TANTO en lo que ha dicho como en lo que no, hay una profunda, esperanzadora diferencia con su antecesor en la reacción de Patxi López ante el último atentado de ETA: Ibarretxe jamás habría sido capaz de considerar «uno de los nuestros» a un policía antiterrorista. Esa clase de consideraciones las reservaba para las -escasas- víctimas de su propia tribu. Y, sobre todo, el nuevo lendakari nos ha ahorrado el discurso de ambigüedad moral que solía soltar el antiguo en ocasiones así, toda esa equidistante milonga del «conflicto» y de «la voluntad de los vascos» con que el líder nacionalista envolvía su sencilla obligación de condenar el crimen. Cuando López señala a los terroristas «el camino de la cárcel» está dando un enorme salto cualitativo frente a las vagas invocaciones a la autodisolución etarra que adornaban los forzados discursos de su predecesor en Ajuriaenea; es una señal importante de que las cosas han cambiado y, sobre todo, de que pueden cambiar mucho más.

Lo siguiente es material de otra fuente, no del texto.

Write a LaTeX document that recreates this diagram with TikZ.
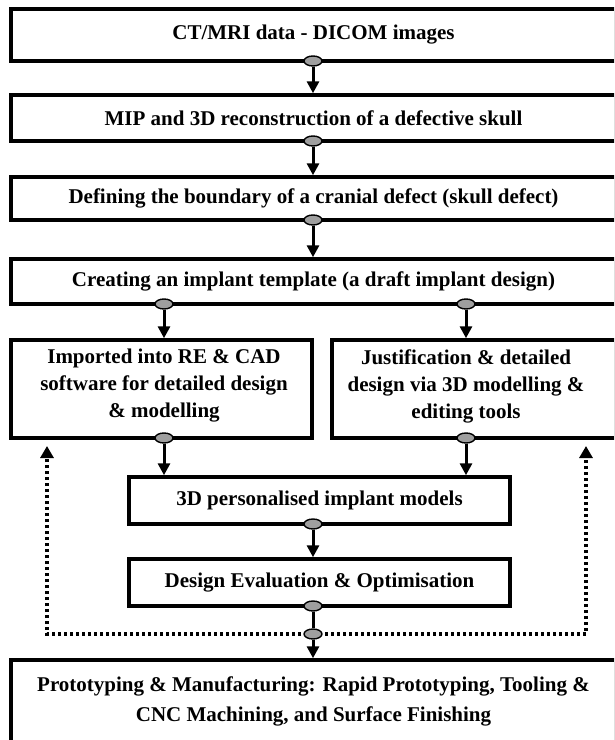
\documentclass[tikz,border=0pt]{standalone}
\usepackage{fontspec}
\setmainfont{Liberation Serif}
\usetikzlibrary{arrows.meta,shapes.geometric}
\begin{document}
\begin{tikzpicture}[x=1pt,y=-1pt,
  box/.style={draw=black,line width=3.5pt,fill=white,inner sep=0pt,
    font=\fontsize{21}{27}\selectfont\bfseries,align=center},
  txt/.style={inner sep=0pt,font=\fontsize{21}{27}\selectfont\bfseries,align=center},
  knob/.style={ellipse,draw=black,line width=1.4pt,fill=gray!75,
    minimum width=18pt,minimum height=10pt,inner sep=0pt},
  arr/.style={line width=3pt,-{Triangle[length=12pt,width=12pt]}},
  plain/.style={line width=3pt},
  dotarr/.style={line width=3.4pt,dash pattern=on 3pt off 3pt,
    -{Triangle[length=12pt,width=13pt]}}]
\useasboundingbox (0,0) rectangle (614,740);
\clip (0,0) rectangle (614,740);
\fill[white] (0,0) rectangle (614,740);

% boxes
\node[box,minimum width=605pt,minimum height=52pt] (b1) at (313.5,35) {CT/MRI data - DICOM images};
\node[box,minimum width=605pt,minimum height=46pt] (b2) at (313.5,118) {MIP and 3D reconstruction of a defective skull};
\node[box,minimum width=605pt,minimum height=43pt] (b3) at (313.5,198.5) {Defining the boundary of a cranial defect (skull defect)};
\node[box,minimum width=605pt,minimum height=45pt] (b4) at (313.5,281.5) {Creating an implant template (a draft implant design)};
\node[box,minimum width=301pt,minimum height=98pt] (b5l) at (161.5,389) {};
\node[txt] (t5l) at (164,386) {Imported into RE \& CAD\\software for detailed design\\\& modelling};
\node[box,minimum width=284pt,minimum height=98pt] (b5r) at (474,389) {};
\node[txt] (t5r) at (466,386) {Justification \& detailed\\design via 3D modelling \&\\editing tools};
\node[box,minimum width=381pt,minimum height=47pt] (b6) at (319.5,500.5) {3D personalised implant models};
\node[box,minimum width=381pt,minimum height=47pt] (b7) at (319.5,582.5) {Design Evaluation \& Optimisation};
\node[box,minimum width=605pt,minimum height=83pt,font=\fontsize{21}{30}\selectfont\bfseries] (b8) at (313.5,701.5) {Prototyping \& Manufacturing: Rapid Prototyping, Tooling \&\\CNC Machining, and Surface Finishing};

% knobs
\node[knob] (k1) at (313,61) {};
\node[knob] (k2) at (313,141) {};
\node[knob] (k3) at (313,220) {};
\node[knob] (k4l) at (164,304) {};
\node[knob] (k4r) at (466,304) {};
\node[knob] (k5l) at (164,438) {};
\node[knob] (k5r) at (466,438) {};
\node[knob] (k6) at (313,524) {};
\node[knob] (k7) at (313,606) {};
\coordinate (fl) at (47,446);
\coordinate (fr) at (586,446);

% feedback dotted lines
\draw[dotarr] (313,634) -| (fl);
\draw[dotarr] (313,634) -| (fr);
\node[knob] (km) at (313,634) {};

% arrows
\draw[arr] (k1.south) -- (k1.south |- b2.north);
\draw[arr] (k2.south) -- (k2.south |- b3.north);
\draw[arr] (k3.south) -- (k3.south |- b4.north);
\draw[arr] (k4l.south) -- (k4l.south |- b5l.north);
\draw[arr] (k4r.south) -- (k4r.south |- b5r.north);
\draw[arr] (k5l.south) -- (k5l.south |- b6.north);
\draw[arr] (k5r.south) -- (k5r.south |- b6.north);
\draw[arr] (k6.south) -- (k6.south |- b7.north);
\draw[plain] (k7.south) -- (km.north);
\draw[arr] (km.south) -- (km.south |- b8.north);
\end{tikzpicture}
\end{document}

El viejo orden vasco, permeabilizado por la contemplatividad del PNV, ha impedido todavía que la manifestación de ayer llevase en su pancarta, junto a la palabra «libertad», el rotundo lema de «Contra ETA», inédito en el lenguaje oficial de Euskadi. Para sumar fuerzas, en un complaciente esfuerzo de integración, los organizadores optaron al final por un genérico «ETA no» que aún sugiere de alguna manera el impulso subconsciente de esperar la autodisolución del terrorismo. Pero al menos ha habido, en ese incomprensible pulso soterrado de casuismos y matices que domina la política vasca, suficientes reflejos de evitar el ambiguo «por la paz», inicialmente barajado, que inevitablemente remitía a la etérea «pazzzzzzz» de ida y vuelta del desdichado Proceso zapaterista. En abstracto, la paz es un concepto que podrían asumir incluso los asesinos de Eduardo Puelles. De hecho, ése es el argumento que los alienta, el de considerarse «gudaris» que luchan a su pesar por una causa patriótica sintiéndose capaces de poner fin unilateral al sufrimiento. Pero el Estado no puede admitir, en este combate declarado por una minoría de asesinos y cómplices, otra salida honorable que la de la victoria.
No se trata de convencerlos, como predicaba la retórica ventajista de Ibarretxe, sino de derrotarlos. Y para ello tiene que desaparecer todo atisbo de legitimación política del terrorismo y de sus cómplices. El policía Eduardo Puelles, cuya viuda sacudió ayer los cimientos emocionales de la sociedad vasca con un alegato de rabia y coraje, lo sabía. Y sabía que cuando detuvo a más de setenta terroristas estaba, él sí, luchando por la libertad. Ha habido demasiados titubeos, demasiadas manos tendidas, demasiadas falsas esperanzas para no desterrar ya toda posible ingenuidad al respecto. La libertad en Euskadi no tiene más que un camino. Y este lendakari lo es porque ha prometido recorrerlo.